Task:
Each line of the listing must be transcribed exactly, except for the images, which should be excluded.

-------- Data section --------

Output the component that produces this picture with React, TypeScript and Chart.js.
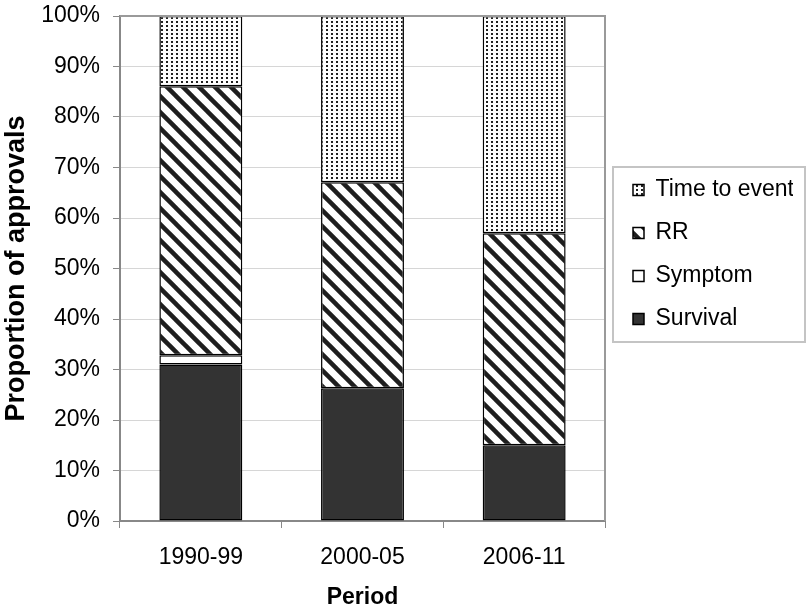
import React, { useEffect, useRef } from "react";
import { Chart, registerables } from "chart.js";

Chart.register(...registerables);

const periods = ["1990-99", "2000-05", "2006-11"];
const survival = [31.0, 26.3, 15.0];
const symptom = [1.8, 0, 0];
const rr = [53.3, 40.8, 42.0];
const timeToEvent = [13.9, 32.9, 43.0];
const seriesNames = ["Survival", "Symptom", "RR", "Time to event"];

const FONT = "'Liberation Sans', Arial, sans-serif";

function makeDots(ctx: CanvasRenderingContext2D) {
  const c = document.createElement("canvas");
  c.width = 5;
  c.height = 4;
  const g = c.getContext("2d")!;
  g.fillStyle = "#ffffff";
  g.fillRect(0, 0, 5, 4);
  g.fillStyle = "#222222";
  g.fillRect(1, 1, 2, 2);
  return ctx.createPattern(c, "repeat")!;
}

function makeStripes(ctx: CanvasRenderingContext2D) {
  const s = 16;
  const c = document.createElement("canvas");
  c.width = s;
  c.height = s;
  const g = c.getContext("2d")!;
  g.fillStyle = "#ffffff";
  g.fillRect(0, 0, s, s);
  g.strokeStyle = "#1e1e1e";
  g.lineWidth = 4.5;
  for (const k of [-1, 0, 1]) {
    g.beginPath();
    g.moveTo(k * s - 3, -3);
    g.lineTo(k * s + s + 3, s + 3);
    g.stroke();
  }
  return ctx.createPattern(c, "repeat")!;
}

const framePlugin = {
  id: "frames",
  afterLayout(chart: any) {
    const lg = chart.legend;
    if (!lg) return;
    const a = chart.chartArea;
    const dx = a.right + 8 - lg.left;
    lg.left += dx;
    lg.right += dx;
    const dy = a.top + 142.5 - lg.top;
    lg.top += dy;
    lg.bottom += dy;
  },
  afterDraw(chart: any) {
    const { ctx, chartArea: a } = chart;
    ctx.save();
    ctx.strokeStyle = "#9a9a9a";
    ctx.lineWidth = 2;
    ctx.beginPath();
    ctx.moveTo(a.left, a.top);
    ctx.lineTo(a.right, a.top);
    ctx.lineTo(a.right, a.bottom);
    ctx.stroke();
    const lg = chart.legend;
    if (lg && lg.legendHitBoxes && lg.legendHitBoxes.length) {
      const hb = lg.legendHitBoxes;
      const first = hb[0];
      const last = hb[hb.length - 1];
      const top = first.top - 11.5;
      const bottom = last.top + last.height + 11.5;
      const left = a.right + 8;
      const right = chart.width - 3;
      ctx.strokeStyle = "#c4c4c4";
      ctx.lineWidth = 2;
      ctx.strokeRect(left, top, right - left, bottom - top);
    }
    ctx.restore();
  },
};

export default function App() {
  const ref = useRef<HTMLCanvasElement | null>(null);

  useEffect(() => {
    const canvas = ref.current!;
    const ctx = canvas.getContext("2d")!;
    const dots = makeDots(ctx);
    const stripes = makeStripes(ctx);
    const fills = ["#333333", "#ffffff", stripes, dots];
    const values = [survival, symptom, rr, timeToEvent];

    const chart = new Chart(canvas, {
      type: "bar",
      data: {
        labels: periods,
        datasets: seriesNames.map((name, i) => ({
          label: name,
          data: values[i],
          backgroundColor: fills[i] as any,
          borderColor: "#000000",
          borderWidth: 1.5,
          borderSkipped: false,
          barPercentage: 0.513,
          categoryPercentage: 1,
        })),
      },
      options: {
        responsive: false,
        animation: false,
        devicePixelRatio: 1,
        layout: { padding: { left: 0, top: 16, right: 23, bottom: 0 } },
        plugins: {
          tooltip: { enabled: false },
          legend: {
            position: "right",
            align: "start",
            reverse: true,
            maxWidth: 180,
            labels: {
              boxWidth: 11,
              boxHeight: 11,
              padding: 20,
              color: "#000000",
              font: { family: FONT, size: 23 },
            },
          },
        },
        scales: {
          x: {
            stacked: true,
            afterFit: (s: any) => {
              s.height = 91;
              s.paddingLeft = 0;
              s.paddingRight = 0;
            },
            grid: {
              offset: true,
              drawOnChartArea: false,
              drawTicks: true,
              tickLength: 7,
              color: "#888888",
              tickColor: "#888888",
            },
            border: { color: "#888888", width: 2 },
            ticks: {
              color: "#000000",
              padding: 16,
              font: { family: FONT, size: 23 },
            },
            title: {
              display: true,
              text: "Period",
              color: "#000000",
              font: { family: FONT, size: 23, weight: "bold" },
              padding: { top: 0, bottom: 1 },
            },
          },
          y: {
            stacked: true,
            min: 0,
            max: 100,
            afterFit: (s: any) => {
              s.width = 120;
              s.paddingTop = 0;
              s.paddingBottom = 0;
            },
            grid: {
              color: "#d6d6d6",
              lineWidth: 1,
              tickLength: 7,
              tickColor: "#888888",
            },
            border: { color: "#888888", width: 2 },
            ticks: {
              stepSize: 10,
              color: "#000000",
              padding: 13,
              font: { family: FONT, size: 23 },
              callback: (v: any) => v + "%",
            },
            title: {
              display: true,
              text: "Proportion of approvals",
              color: "#000000",
              font: { family: FONT, size: 27, weight: "bold" },
              padding: { top: 0, bottom: 0 },
            },
          },
        },
      },
      plugins: [framePlugin],
    });
    return () => chart.destroy();
  }, []);

  return (
    <div style={{ position: "absolute", left: 0, top: 0, width: 808, height: 612 }}>
      <canvas ref={ref} width={808} height={612} style={{ display: "block", width: 808, height: 612 }} />
    </div>
  );
}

--------

Expected output:
Output the component that produces this picture with React, TypeScript and Chart.js.
import React, { useEffect, useRef } from "react";
import { Chart, registerables } from "chart.js";

Chart.register(...registerables);

const periods = ["1990-99", "2000-05", "2006-11"];
const survival = [31.0, 26.3, 15.0];
const symptom = [1.8, 0, 0];
const rr = [53.3, 40.8, 42.0];
const timeToEvent = [13.9, 32.9, 43.0];
const seriesNames = ["Survival", "Symptom", "RR", "Time to event"];

const FONT = "'Liberation Sans', Arial, sans-serif";

function makeDots(ctx: CanvasRenderingContext2D) {
  const c = document.createElement("canvas");
  c.width = 5;
  c.height = 4;
  const g = c.getContext("2d")!;
  g.fillStyle = "#ffffff";
  g.fillRect(0, 0, 5, 4);
  g.fillStyle = "#222222";
  g.fillRect(1, 1, 2, 2);
  return ctx.createPattern(c, "repeat")!;
}

function makeStripes(ctx: CanvasRenderingContext2D) {
  const s = 16;
  const c = document.createElement("canvas");
  c.width = s;
  c.height = s;
  const g = c.getContext("2d")!;
  g.fillStyle = "#ffffff";
  g.fillRect(0, 0, s, s);
  g.strokeStyle = "#1e1e1e";
  g.lineWidth = 4.5;
  for (const k of [-1, 0, 1]) {
    g.beginPath();
    g.moveTo(k * s - 3, -3);
    g.lineTo(k * s + s + 3, s + 3);
    g.stroke();
  }
  return ctx.createPattern(c, "repeat")!;
}

const framePlugin = {
  id: "frames",
  afterLayout(chart: any) {
    const lg = chart.legend;
    if (!lg) return;
    const a = chart.chartArea;
    const dx = a.right + 8 - lg.left;
    lg.left += dx;
    lg.right += dx;
    const dy = a.top + 142.5 - lg.top;
    lg.top += dy;
    lg.bottom += dy;
  },
  afterDraw(chart: any) {
    const { ctx, chartArea: a } = chart;
    ctx.save();
    ctx.strokeStyle = "#9a9a9a";
    ctx.lineWidth = 2;
    ctx.beginPath();
    ctx.moveTo(a.left, a.top);
    ctx.lineTo(a.right, a.top);
    ctx.lineTo(a.right, a.bottom);
    ctx.stroke();
    const lg = chart.legend;
    if (lg && lg.legendHitBoxes && lg.legendHitBoxes.length) {
      const hb = lg.legendHitBoxes;
      const first = hb[0];
      const last = hb[hb.length - 1];
      const top = first.top - 11.5;
      const bottom = last.top + last.height + 11.5;
      const left = a.right + 8;
      const right = chart.width - 3;
      ctx.strokeStyle = "#c4c4c4";
      ctx.lineWidth = 2;
      ctx.strokeRect(left, top, right - left, bottom - top);
    }
    ctx.restore();
  },
};

export default function App() {
  const ref = useRef<HTMLCanvasElement | null>(null);

  useEffect(() => {
    const canvas = ref.current!;
    const ctx = canvas.getContext("2d")!;
    const dots = makeDots(ctx);
    const stripes = makeStripes(ctx);
    const fills = ["#333333", "#ffffff", stripes, dots];
    const values = [survival, symptom, rr, timeToEvent];

    const chart = new Chart(canvas, {
      type: "bar",
      data: {
        labels: periods,
        datasets: seriesNames.map((name, i) => ({
          label: name,
          data: values[i],
          backgroundColor: fills[i] as any,
          borderColor: "#000000",
          borderWidth: 1.5,
          borderSkipped: false,
          barPercentage: 0.513,
          categoryPercentage: 1,
        })),
      },
      options: {
        responsive: false,
        animation: false,
        devicePixelRatio: 1,
        layout: { padding: { left: 0, top: 16, right: 23, bottom: 0 } },
        plugins: {
          tooltip: { enabled: false },
          legend: {
            position: "right",
            align: "start",
            reverse: true,
            maxWidth: 180,
            labels: {
              boxWidth: 11,
              boxHeight: 11,
              padding: 20,
              color: "#000000",
              font: { family: FONT, size: 23 },
            },
          },
        },
        scales: {
          x: {
            stacked: true,
            afterFit: (s: any) => {
              s.height = 91;
              s.paddingLeft = 0;
              s.paddingRight = 0;
            },
            grid: {
              offset: true,
              drawOnChartArea: false,
              drawTicks: true,
              tickLength: 7,
              color: "#888888",
              tickColor: "#888888",
            },
            border: { color: "#888888", width: 2 },
            ticks: {
              color: "#000000",
              padding: 16,
              font: { family: FONT, size: 23 },
            },
            title: {
              display: true,
              text: "Period",
              color: "#000000",
              font: { family: FONT, size: 23, weight: "bold" },
              padding: { top: 0, bottom: 1 },
            },
          },
          y: {
            stacked: true,
            min: 0,
            max: 100,
            afterFit: (s: any) => {
              s.width = 120;
              s.paddingTop = 0;
              s.paddingBottom = 0;
            },
            grid: {
              color: "#d6d6d6",
              lineWidth: 1,
              tickLength: 7,
              tickColor: "#888888",
            },
            border: { color: "#888888", width: 2 },
            ticks: {
              stepSize: 10,
              color: "#000000",
              padding: 13,
              font: { family: FONT, size: 23 },
              callback: (v: any) => v + "%",
            },
            title: {
              display: true,
              text: "Proportion of approvals",
              color: "#000000",
              font: { family: FONT, size: 27, weight: "bold" },
              padding: { top: 0, bottom: 0 },
            },
          },
        },
      },
      plugins: [framePlugin],
    });
    return () => chart.destroy();
  }, []);

  return (
    <div style={{ position: "absolute", left: 0, top: 0, width: 808, height: 612 }}>
      <canvas ref={ref} width={808} height={612} style={{ display: "block", width: 808, height: 612 }} />
    </div>
  );
}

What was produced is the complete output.